• EXERCISE OBJECTIVE
Your copy of the material must match it exactly, except that pictures are dropped.

• DATA
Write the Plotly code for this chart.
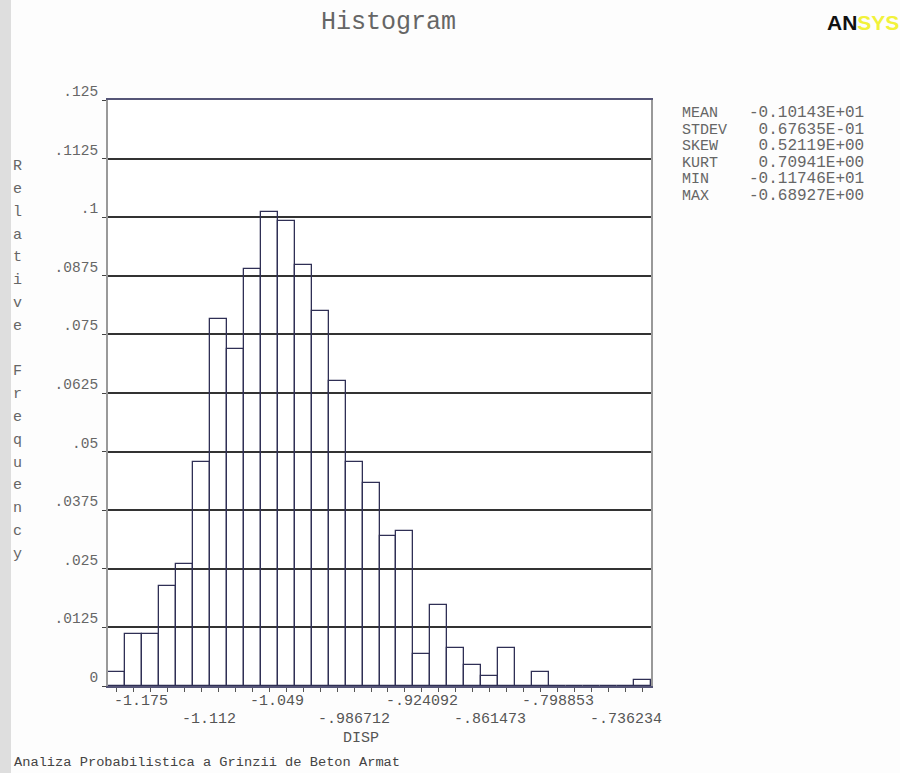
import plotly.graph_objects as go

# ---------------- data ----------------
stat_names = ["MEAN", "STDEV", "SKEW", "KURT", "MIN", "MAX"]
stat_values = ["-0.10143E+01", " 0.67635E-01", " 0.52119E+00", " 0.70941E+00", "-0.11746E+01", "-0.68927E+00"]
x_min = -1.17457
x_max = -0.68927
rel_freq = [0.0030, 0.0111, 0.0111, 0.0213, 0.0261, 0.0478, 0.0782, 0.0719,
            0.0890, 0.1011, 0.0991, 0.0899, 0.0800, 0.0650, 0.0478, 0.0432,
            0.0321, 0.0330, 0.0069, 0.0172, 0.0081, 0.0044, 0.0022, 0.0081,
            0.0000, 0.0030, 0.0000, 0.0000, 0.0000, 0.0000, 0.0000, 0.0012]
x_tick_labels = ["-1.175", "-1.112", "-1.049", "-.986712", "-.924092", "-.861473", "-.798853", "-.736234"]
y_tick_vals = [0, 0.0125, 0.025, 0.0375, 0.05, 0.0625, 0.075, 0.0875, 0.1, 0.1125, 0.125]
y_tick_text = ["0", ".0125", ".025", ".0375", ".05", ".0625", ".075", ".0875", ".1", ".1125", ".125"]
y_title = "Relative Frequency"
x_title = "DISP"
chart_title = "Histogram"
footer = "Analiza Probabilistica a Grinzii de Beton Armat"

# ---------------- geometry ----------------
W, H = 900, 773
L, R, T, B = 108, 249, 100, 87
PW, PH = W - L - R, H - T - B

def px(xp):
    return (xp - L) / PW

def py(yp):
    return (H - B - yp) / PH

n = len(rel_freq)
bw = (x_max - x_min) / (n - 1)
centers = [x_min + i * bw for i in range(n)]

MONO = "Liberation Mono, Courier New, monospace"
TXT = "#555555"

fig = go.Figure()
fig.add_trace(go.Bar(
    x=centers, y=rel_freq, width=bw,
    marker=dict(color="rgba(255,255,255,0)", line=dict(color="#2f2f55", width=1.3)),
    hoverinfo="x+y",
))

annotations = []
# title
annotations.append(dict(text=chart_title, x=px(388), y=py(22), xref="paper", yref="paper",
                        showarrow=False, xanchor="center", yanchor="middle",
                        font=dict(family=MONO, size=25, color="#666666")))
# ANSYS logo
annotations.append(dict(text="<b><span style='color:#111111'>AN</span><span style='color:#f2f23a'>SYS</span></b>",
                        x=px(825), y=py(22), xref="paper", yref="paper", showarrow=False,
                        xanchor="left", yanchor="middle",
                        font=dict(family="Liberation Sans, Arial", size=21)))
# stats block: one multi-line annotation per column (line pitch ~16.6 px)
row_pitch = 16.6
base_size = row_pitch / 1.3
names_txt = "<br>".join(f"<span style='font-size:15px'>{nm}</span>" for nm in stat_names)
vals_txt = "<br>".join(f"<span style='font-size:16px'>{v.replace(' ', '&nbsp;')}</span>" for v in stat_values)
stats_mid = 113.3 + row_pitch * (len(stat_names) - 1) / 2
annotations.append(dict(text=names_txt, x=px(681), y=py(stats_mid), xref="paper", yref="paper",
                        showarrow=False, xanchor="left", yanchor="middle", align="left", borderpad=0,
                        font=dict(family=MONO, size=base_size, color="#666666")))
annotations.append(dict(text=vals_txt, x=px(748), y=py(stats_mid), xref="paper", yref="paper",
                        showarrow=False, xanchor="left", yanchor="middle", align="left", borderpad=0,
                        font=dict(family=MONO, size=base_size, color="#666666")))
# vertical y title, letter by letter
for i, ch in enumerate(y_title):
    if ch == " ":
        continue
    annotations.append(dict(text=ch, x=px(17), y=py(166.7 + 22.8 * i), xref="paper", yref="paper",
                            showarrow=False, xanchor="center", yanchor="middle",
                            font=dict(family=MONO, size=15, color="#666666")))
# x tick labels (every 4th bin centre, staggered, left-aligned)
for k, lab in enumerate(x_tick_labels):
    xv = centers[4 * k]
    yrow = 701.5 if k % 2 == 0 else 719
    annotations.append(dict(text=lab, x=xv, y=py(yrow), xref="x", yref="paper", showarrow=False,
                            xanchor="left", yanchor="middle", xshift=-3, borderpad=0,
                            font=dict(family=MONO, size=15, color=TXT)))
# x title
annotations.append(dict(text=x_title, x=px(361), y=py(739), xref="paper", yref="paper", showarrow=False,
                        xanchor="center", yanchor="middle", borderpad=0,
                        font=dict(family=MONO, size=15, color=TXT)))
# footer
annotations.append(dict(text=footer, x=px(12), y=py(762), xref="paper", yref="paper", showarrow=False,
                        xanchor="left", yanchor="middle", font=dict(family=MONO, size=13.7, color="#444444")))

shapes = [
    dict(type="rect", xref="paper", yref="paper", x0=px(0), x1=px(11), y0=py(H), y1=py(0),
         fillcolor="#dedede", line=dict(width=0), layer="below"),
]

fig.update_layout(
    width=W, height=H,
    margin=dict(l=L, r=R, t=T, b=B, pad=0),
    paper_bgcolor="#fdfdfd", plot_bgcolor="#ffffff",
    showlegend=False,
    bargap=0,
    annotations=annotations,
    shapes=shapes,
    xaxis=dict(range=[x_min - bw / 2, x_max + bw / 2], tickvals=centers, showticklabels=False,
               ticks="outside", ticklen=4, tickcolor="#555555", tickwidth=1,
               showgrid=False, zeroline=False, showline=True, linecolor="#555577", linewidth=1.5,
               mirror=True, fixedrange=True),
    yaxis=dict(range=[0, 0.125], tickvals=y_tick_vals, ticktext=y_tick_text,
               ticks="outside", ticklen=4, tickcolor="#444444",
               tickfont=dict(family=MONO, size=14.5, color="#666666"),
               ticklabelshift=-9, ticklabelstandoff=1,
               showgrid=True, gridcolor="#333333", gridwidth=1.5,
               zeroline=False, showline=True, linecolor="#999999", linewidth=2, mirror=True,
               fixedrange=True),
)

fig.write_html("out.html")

• TASK OUTPUT
Write the Plotly code for this chart.
import plotly.graph_objects as go

# ---------------- data ----------------
stat_names = ["MEAN", "STDEV", "SKEW", "KURT", "MIN", "MAX"]
stat_values = ["-0.10143E+01", " 0.67635E-01", " 0.52119E+00", " 0.70941E+00", "-0.11746E+01", "-0.68927E+00"]
x_min = -1.17457
x_max = -0.68927
rel_freq = [0.0030, 0.0111, 0.0111, 0.0213, 0.0261, 0.0478, 0.0782, 0.0719,
            0.0890, 0.1011, 0.0991, 0.0899, 0.0800, 0.0650, 0.0478, 0.0432,
            0.0321, 0.0330, 0.0069, 0.0172, 0.0081, 0.0044, 0.0022, 0.0081,
            0.0000, 0.0030, 0.0000, 0.0000, 0.0000, 0.0000, 0.0000, 0.0012]
x_tick_labels = ["-1.175", "-1.112", "-1.049", "-.986712", "-.924092", "-.861473", "-.798853", "-.736234"]
y_tick_vals = [0, 0.0125, 0.025, 0.0375, 0.05, 0.0625, 0.075, 0.0875, 0.1, 0.1125, 0.125]
y_tick_text = ["0", ".0125", ".025", ".0375", ".05", ".0625", ".075", ".0875", ".1", ".1125", ".125"]
y_title = "Relative Frequency"
x_title = "DISP"
chart_title = "Histogram"
footer = "Analiza Probabilistica a Grinzii de Beton Armat"

# ---------------- geometry ----------------
W, H = 900, 773
L, R, T, B = 108, 249, 100, 87
PW, PH = W - L - R, H - T - B

def px(xp):
    return (xp - L) / PW

def py(yp):
    return (H - B - yp) / PH

n = len(rel_freq)
bw = (x_max - x_min) / (n - 1)
centers = [x_min + i * bw for i in range(n)]

MONO = "Liberation Mono, Courier New, monospace"
TXT = "#555555"

fig = go.Figure()
fig.add_trace(go.Bar(
    x=centers, y=rel_freq, width=bw,
    marker=dict(color="rgba(255,255,255,0)", line=dict(color="#2f2f55", width=1.3)),
    hoverinfo="x+y",
))

annotations = []
# title
annotations.append(dict(text=chart_title, x=px(388), y=py(22), xref="paper", yref="paper",
                        showarrow=False, xanchor="center", yanchor="middle",
                        font=dict(family=MONO, size=25, color="#666666")))
# ANSYS logo
annotations.append(dict(text="<b><span style='color:#111111'>AN</span><span style='color:#f2f23a'>SYS</span></b>",
                        x=px(825), y=py(22), xref="paper", yref="paper", showarrow=False,
                        xanchor="left", yanchor="middle",
                        font=dict(family="Liberation Sans, Arial", size=21)))
# stats block: one multi-line annotation per column (line pitch ~16.6 px)
row_pitch = 16.6
base_size = row_pitch / 1.3
names_txt = "<br>".join(f"<span style='font-size:15px'>{nm}</span>" for nm in stat_names)
vals_txt = "<br>".join(f"<span style='font-size:16px'>{v.replace(' ', '&nbsp;')}</span>" for v in stat_values)
stats_mid = 113.3 + row_pitch * (len(stat_names) - 1) / 2
annotations.append(dict(text=names_txt, x=px(681), y=py(stats_mid), xref="paper", yref="paper",
                        showarrow=False, xanchor="left", yanchor="middle", align="left", borderpad=0,
                        font=dict(family=MONO, size=base_size, color="#666666")))
annotations.append(dict(text=vals_txt, x=px(748), y=py(stats_mid), xref="paper", yref="paper",
                        showarrow=False, xanchor="left", yanchor="middle", align="left", borderpad=0,
                        font=dict(family=MONO, size=base_size, color="#666666")))
# vertical y title, letter by letter
for i, ch in enumerate(y_title):
    if ch == " ":
        continue
    annotations.append(dict(text=ch, x=px(17), y=py(166.7 + 22.8 * i), xref="paper", yref="paper",
                            showarrow=False, xanchor="center", yanchor="middle",
                            font=dict(family=MONO, size=15, color="#666666")))
# x tick labels (every 4th bin centre, staggered, left-aligned)
for k, lab in enumerate(x_tick_labels):
    xv = centers[4 * k]
    yrow = 701.5 if k % 2 == 0 else 719
    annotations.append(dict(text=lab, x=xv, y=py(yrow), xref="x", yref="paper", showarrow=False,
                            xanchor="left", yanchor="middle", xshift=-3, borderpad=0,
                            font=dict(family=MONO, size=15, color=TXT)))
# x title
annotations.append(dict(text=x_title, x=px(361), y=py(739), xref="paper", yref="paper", showarrow=False,
                        xanchor="center", yanchor="middle", borderpad=0,
                        font=dict(family=MONO, size=15, color=TXT)))
# footer
annotations.append(dict(text=footer, x=px(12), y=py(762), xref="paper", yref="paper", showarrow=False,
                        xanchor="left", yanchor="middle", font=dict(family=MONO, size=13.7, color="#444444")))

shapes = [
    dict(type="rect", xref="paper", yref="paper", x0=px(0), x1=px(11), y0=py(H), y1=py(0),
         fillcolor="#dedede", line=dict(width=0), layer="below"),
]

fig.update_layout(
    width=W, height=H,
    margin=dict(l=L, r=R, t=T, b=B, pad=0),
    paper_bgcolor="#fdfdfd", plot_bgcolor="#ffffff",
    showlegend=False,
    bargap=0,
    annotations=annotations,
    shapes=shapes,
    xaxis=dict(range=[x_min - bw / 2, x_max + bw / 2], tickvals=centers, showticklabels=False,
               ticks="outside", ticklen=4, tickcolor="#555555", tickwidth=1,
               showgrid=False, zeroline=False, showline=True, linecolor="#555577", linewidth=1.5,
               mirror=True, fixedrange=True),
    yaxis=dict(range=[0, 0.125], tickvals=y_tick_vals, ticktext=y_tick_text,
               ticks="outside", ticklen=4, tickcolor="#444444",
               tickfont=dict(family=MONO, size=14.5, color="#666666"),
               ticklabelshift=-9, ticklabelstandoff=1,
               showgrid=True, gridcolor="#333333", gridwidth=1.5,
               zeroline=False, showline=True, linecolor="#999999", linewidth=2, mirror=True,
               fixedrange=True),
)

fig.write_html("out.html")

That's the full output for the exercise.